§ **Stored data**:

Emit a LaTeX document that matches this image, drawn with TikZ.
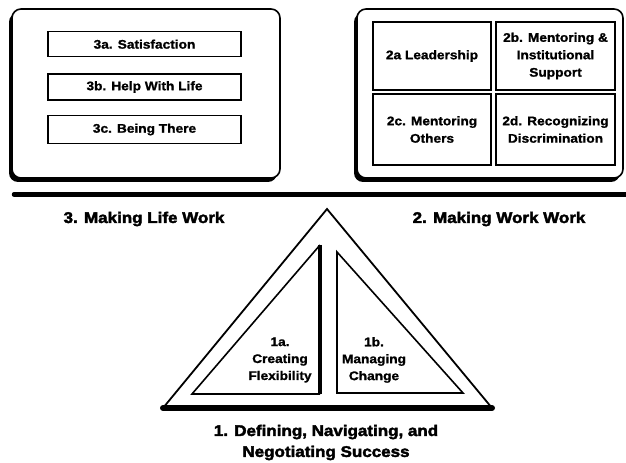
\documentclass[tikz,border=0pt]{standalone}
\usepackage{fontspec}
\setmainfont{Liberation Sans}[FakeStretch=1.1, BoldFeatures={FakeBold=1.2}]
\newfontfamily\heavy{Liberation Sans}[FakeStretch=1.1, BoldFeatures={FakeBold=2.6}]
\begin{document}
\begin{tikzpicture}[x=1bp,y=-1bp,
  frame/.style={draw=black,fill=white,line width=1.6bp,rounded corners=9bp},
  shadow/.style={fill=black,rounded corners=9bp},
  ibox/.style={draw=black,line width=1.4bp,inner sep=0pt,align=center,
    font=\fontsize{12.5}{17.5}\selectfont\bfseries},
  title/.style={inner sep=0pt,align=center,font=\heavy\fontsize{15.5}{21}\selectfont\bfseries},
  tlabel/.style={inner sep=0pt,align=center,font=\fontsize{12.5}{17}\selectfont\bfseries},
  tri/.style={draw=black,line width=1.8bp,line join=miter}]
\useasboundingbox (0,0) rectangle (626,463);
\fill[white] (0,0) rectangle (626,463);
% left panel
\fill[shadow] (9,13) rectangle (277,182);
\draw[frame] (12,9) rectangle (280,178);
\node[ibox,minimum width=193bp,minimum height=25bp] (b3a) at (144.5,44.2) {3a. Satisfaction};
\node[ibox,minimum width=193bp,minimum height=26bp] (b3b) at (144.5,87) {3b. Help With Life};
\node[ibox,minimum width=193bp,minimum height=28bp] (b3c) at (144.5,129.5) {3c. Being There};
% right panel
\fill[shadow] (354,13) rectangle (620,182);
\draw[frame] (357,9) rectangle (623,178);
\node[ibox,minimum width=118bp,minimum height=68bp] (b2a) at (432,56) {2a Leadership};
\node[ibox,minimum width=119bp,minimum height=68bp] (b2b) at (555.5,56) {2b. Mentoring \&\\Institutional\\Support};
\node[ibox,minimum width=118bp,minimum height=71bp] (b2c) at (432,129.5) {2c. Mentoring\\Others};
\node[ibox,minimum width=119bp,minimum height=71bp] (b2d) at (555.5,129.5) {2d. Recognizing\\Discrimination};
% separator
\coordinate (sepL) at (14,194.5);
\coordinate (sepR) at (626,194.5);
\draw[line width=4.5bp,line cap=round] (sepL) -- (sepR);
% titles
\node[title] (t3) at (144,219) {3. Making Life Work};
\node[title] (t2) at (499,219) {2. Making Work Work};
% triangle
\coordinate (apex) at (327,209);
\coordinate (bl) at (163,408);
\coordinate (br) at (492,408);
\draw[tri] (bl) -- (apex) -- (br);
\draw[line width=6bp,line cap=round] (bl) -- (br);
\coordinate (la) at (192,394);
\coordinate (lt) at (320,245);
\coordinate (lb) at (320,394);
\draw[tri,line width=1.6bp] (lt) -- (la) -- (lb);
\draw[line width=3.2bp] (lt) -- (lb);
\coordinate (rt) at (337,252);
\coordinate (rb) at (337,393);
\coordinate (rr) at (463,393);
\draw[tri,line width=1.6bp] (rt) -- (rb) -- (rr) -- cycle;
\node[tlabel] (t1a) at (280,360) {1a.\\Creating\\Flexibility};
\node[tlabel] (t1b) at (374,360) {1b.\\Managing\\Change};
\node[title] (t1) at (326,442.5) {1. Defining, Navigating, and\\Negotiating Success};
\end{tikzpicture}
\end{document}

§ **Work instructions**: All of the material above is to be copied exactly, except for its images.

§ **Full answer**:
Emit a LaTeX document that matches this image, drawn with TikZ.
\documentclass[tikz,border=0pt]{standalone}
\usepackage{fontspec}
\setmainfont{Liberation Sans}[FakeStretch=1.1, BoldFeatures={FakeBold=1.2}]
\newfontfamily\heavy{Liberation Sans}[FakeStretch=1.1, BoldFeatures={FakeBold=2.6}]
\begin{document}
\begin{tikzpicture}[x=1bp,y=-1bp,
  frame/.style={draw=black,fill=white,line width=1.6bp,rounded corners=9bp},
  shadow/.style={fill=black,rounded corners=9bp},
  ibox/.style={draw=black,line width=1.4bp,inner sep=0pt,align=center,
    font=\fontsize{12.5}{17.5}\selectfont\bfseries},
  title/.style={inner sep=0pt,align=center,font=\heavy\fontsize{15.5}{21}\selectfont\bfseries},
  tlabel/.style={inner sep=0pt,align=center,font=\fontsize{12.5}{17}\selectfont\bfseries},
  tri/.style={draw=black,line width=1.8bp,line join=miter}]
\useasboundingbox (0,0) rectangle (626,463);
\fill[white] (0,0) rectangle (626,463);
% left panel
\fill[shadow] (9,13) rectangle (277,182);
\draw[frame] (12,9) rectangle (280,178);
\node[ibox,minimum width=193bp,minimum height=25bp] (b3a) at (144.5,44.2) {3a. Satisfaction};
\node[ibox,minimum width=193bp,minimum height=26bp] (b3b) at (144.5,87) {3b. Help With Life};
\node[ibox,minimum width=193bp,minimum height=28bp] (b3c) at (144.5,129.5) {3c. Being There};
% right panel
\fill[shadow] (354,13) rectangle (620,182);
\draw[frame] (357,9) rectangle (623,178);
\node[ibox,minimum width=118bp,minimum height=68bp] (b2a) at (432,56) {2a Leadership};
\node[ibox,minimum width=119bp,minimum height=68bp] (b2b) at (555.5,56) {2b. Mentoring \&\\Institutional\\Support};
\node[ibox,minimum width=118bp,minimum height=71bp] (b2c) at (432,129.5) {2c. Mentoring\\Others};
\node[ibox,minimum width=119bp,minimum height=71bp] (b2d) at (555.5,129.5) {2d. Recognizing\\Discrimination};
% separator
\coordinate (sepL) at (14,194.5);
\coordinate (sepR) at (626,194.5);
\draw[line width=4.5bp,line cap=round] (sepL) -- (sepR);
% titles
\node[title] (t3) at (144,219) {3. Making Life Work};
\node[title] (t2) at (499,219) {2. Making Work Work};
% triangle
\coordinate (apex) at (327,209);
\coordinate (bl) at (163,408);
\coordinate (br) at (492,408);
\draw[tri] (bl) -- (apex) -- (br);
\draw[line width=6bp,line cap=round] (bl) -- (br);
\coordinate (la) at (192,394);
\coordinate (lt) at (320,245);
\coordinate (lb) at (320,394);
\draw[tri,line width=1.6bp] (lt) -- (la) -- (lb);
\draw[line width=3.2bp] (lt) -- (lb);
\coordinate (rt) at (337,252);
\coordinate (rb) at (337,393);
\coordinate (rr) at (463,393);
\draw[tri,line width=1.6bp] (rt) -- (rb) -- (rr) -- cycle;
\node[tlabel] (t1a) at (280,360) {1a.\\Creating\\Flexibility};
\node[tlabel] (t1b) at (374,360) {1b.\\Managing\\Change};
\node[title] (t1) at (326,442.5) {1. Defining, Navigating, and\\Negotiating Success};
\end{tikzpicture}
\end{document}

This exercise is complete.